Copy out each line that has "this" in it.
=== EXCERPTED DATA ===
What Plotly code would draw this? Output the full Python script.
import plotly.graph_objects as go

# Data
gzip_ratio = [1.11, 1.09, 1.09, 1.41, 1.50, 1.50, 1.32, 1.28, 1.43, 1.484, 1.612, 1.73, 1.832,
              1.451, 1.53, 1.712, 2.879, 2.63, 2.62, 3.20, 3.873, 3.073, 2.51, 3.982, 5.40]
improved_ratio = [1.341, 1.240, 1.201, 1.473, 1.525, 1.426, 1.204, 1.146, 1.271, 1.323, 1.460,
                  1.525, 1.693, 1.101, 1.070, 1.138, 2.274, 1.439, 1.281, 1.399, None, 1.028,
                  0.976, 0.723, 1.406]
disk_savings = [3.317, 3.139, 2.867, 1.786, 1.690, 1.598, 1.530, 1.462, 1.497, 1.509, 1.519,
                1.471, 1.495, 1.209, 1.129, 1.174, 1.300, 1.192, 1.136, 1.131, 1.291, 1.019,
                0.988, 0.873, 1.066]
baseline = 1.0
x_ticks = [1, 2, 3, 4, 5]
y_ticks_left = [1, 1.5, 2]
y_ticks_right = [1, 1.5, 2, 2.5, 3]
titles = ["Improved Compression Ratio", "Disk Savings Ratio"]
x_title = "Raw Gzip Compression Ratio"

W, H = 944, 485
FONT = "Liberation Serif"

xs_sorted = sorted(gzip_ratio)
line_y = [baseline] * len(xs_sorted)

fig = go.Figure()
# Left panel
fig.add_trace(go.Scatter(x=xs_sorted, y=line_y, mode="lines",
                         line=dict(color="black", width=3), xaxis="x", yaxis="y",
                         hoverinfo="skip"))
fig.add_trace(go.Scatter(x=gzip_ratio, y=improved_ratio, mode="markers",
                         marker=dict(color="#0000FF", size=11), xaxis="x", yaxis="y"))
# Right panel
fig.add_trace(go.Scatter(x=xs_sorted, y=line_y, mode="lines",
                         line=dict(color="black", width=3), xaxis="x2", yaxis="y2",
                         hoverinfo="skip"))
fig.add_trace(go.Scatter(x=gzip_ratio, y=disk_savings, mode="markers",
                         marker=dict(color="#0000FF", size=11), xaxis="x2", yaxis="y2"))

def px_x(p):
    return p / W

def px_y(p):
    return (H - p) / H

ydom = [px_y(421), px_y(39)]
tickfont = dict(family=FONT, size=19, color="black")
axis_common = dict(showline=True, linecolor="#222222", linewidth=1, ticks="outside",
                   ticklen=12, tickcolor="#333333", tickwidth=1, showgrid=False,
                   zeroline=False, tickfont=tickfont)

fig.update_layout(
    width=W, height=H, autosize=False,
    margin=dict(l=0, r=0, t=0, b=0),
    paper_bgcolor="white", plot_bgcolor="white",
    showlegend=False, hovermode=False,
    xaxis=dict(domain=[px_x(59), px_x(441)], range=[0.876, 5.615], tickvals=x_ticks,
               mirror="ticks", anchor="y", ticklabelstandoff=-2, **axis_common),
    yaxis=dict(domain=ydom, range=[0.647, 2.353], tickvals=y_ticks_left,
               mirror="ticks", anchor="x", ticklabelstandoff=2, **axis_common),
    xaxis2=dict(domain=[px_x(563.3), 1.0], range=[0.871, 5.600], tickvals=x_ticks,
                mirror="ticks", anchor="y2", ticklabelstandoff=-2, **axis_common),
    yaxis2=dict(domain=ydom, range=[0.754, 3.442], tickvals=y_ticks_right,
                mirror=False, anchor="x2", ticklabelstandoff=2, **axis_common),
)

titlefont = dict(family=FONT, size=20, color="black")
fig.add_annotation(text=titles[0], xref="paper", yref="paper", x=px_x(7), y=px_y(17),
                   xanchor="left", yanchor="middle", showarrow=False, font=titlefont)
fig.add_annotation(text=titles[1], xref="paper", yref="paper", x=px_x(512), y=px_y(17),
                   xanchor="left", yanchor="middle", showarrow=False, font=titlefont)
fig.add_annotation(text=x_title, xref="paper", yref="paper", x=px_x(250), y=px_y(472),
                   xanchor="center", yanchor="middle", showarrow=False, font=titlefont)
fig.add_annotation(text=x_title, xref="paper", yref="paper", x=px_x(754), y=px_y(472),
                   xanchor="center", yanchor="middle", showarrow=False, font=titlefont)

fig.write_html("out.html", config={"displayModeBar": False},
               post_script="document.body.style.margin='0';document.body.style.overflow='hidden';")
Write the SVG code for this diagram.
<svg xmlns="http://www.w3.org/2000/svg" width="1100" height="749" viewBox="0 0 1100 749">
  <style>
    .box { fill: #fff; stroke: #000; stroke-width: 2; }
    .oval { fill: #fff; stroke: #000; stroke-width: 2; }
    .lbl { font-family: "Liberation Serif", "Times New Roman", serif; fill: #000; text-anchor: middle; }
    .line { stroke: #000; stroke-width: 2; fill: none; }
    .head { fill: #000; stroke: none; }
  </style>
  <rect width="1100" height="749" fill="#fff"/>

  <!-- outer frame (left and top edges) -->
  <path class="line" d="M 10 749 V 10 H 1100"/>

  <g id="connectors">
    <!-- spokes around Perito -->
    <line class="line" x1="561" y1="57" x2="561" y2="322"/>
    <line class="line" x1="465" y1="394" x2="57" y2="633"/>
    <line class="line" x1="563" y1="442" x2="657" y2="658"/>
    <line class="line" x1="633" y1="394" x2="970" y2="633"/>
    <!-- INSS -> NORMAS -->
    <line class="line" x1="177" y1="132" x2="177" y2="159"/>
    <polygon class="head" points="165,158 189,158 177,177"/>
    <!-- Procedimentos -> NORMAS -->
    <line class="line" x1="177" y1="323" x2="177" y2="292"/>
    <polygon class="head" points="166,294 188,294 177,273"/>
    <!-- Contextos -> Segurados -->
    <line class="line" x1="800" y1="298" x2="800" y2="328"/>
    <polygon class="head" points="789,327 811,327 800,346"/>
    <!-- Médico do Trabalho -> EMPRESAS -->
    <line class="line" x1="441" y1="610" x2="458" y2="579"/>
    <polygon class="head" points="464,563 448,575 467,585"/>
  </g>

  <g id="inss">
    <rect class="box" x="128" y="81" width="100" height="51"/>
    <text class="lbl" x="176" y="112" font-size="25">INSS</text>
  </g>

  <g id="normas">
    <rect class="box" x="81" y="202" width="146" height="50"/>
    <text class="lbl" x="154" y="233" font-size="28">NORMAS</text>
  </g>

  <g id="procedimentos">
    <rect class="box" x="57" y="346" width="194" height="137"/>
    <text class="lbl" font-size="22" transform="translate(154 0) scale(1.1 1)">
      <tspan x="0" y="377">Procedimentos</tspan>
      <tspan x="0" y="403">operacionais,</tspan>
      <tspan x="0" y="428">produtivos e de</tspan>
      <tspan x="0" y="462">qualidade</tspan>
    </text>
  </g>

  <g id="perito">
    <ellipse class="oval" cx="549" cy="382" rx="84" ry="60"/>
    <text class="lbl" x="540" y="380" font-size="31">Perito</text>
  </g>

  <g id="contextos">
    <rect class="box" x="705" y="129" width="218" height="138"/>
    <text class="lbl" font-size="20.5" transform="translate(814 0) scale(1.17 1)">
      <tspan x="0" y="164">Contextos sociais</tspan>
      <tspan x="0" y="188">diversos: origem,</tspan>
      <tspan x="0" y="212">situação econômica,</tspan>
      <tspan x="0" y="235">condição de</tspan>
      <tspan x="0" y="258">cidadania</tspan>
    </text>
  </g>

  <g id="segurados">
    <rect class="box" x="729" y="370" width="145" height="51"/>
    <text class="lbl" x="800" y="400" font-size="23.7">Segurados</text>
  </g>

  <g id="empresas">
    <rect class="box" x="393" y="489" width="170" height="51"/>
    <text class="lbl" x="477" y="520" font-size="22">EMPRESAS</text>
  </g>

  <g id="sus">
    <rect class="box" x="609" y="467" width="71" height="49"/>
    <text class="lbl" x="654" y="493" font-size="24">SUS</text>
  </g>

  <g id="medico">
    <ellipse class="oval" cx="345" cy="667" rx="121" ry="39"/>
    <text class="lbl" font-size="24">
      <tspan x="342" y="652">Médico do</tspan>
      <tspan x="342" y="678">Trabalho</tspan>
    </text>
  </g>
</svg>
===
TASK RESULT:
What Plotly code would draw this? Output the full Python script.
Write the SVG code for this diagram.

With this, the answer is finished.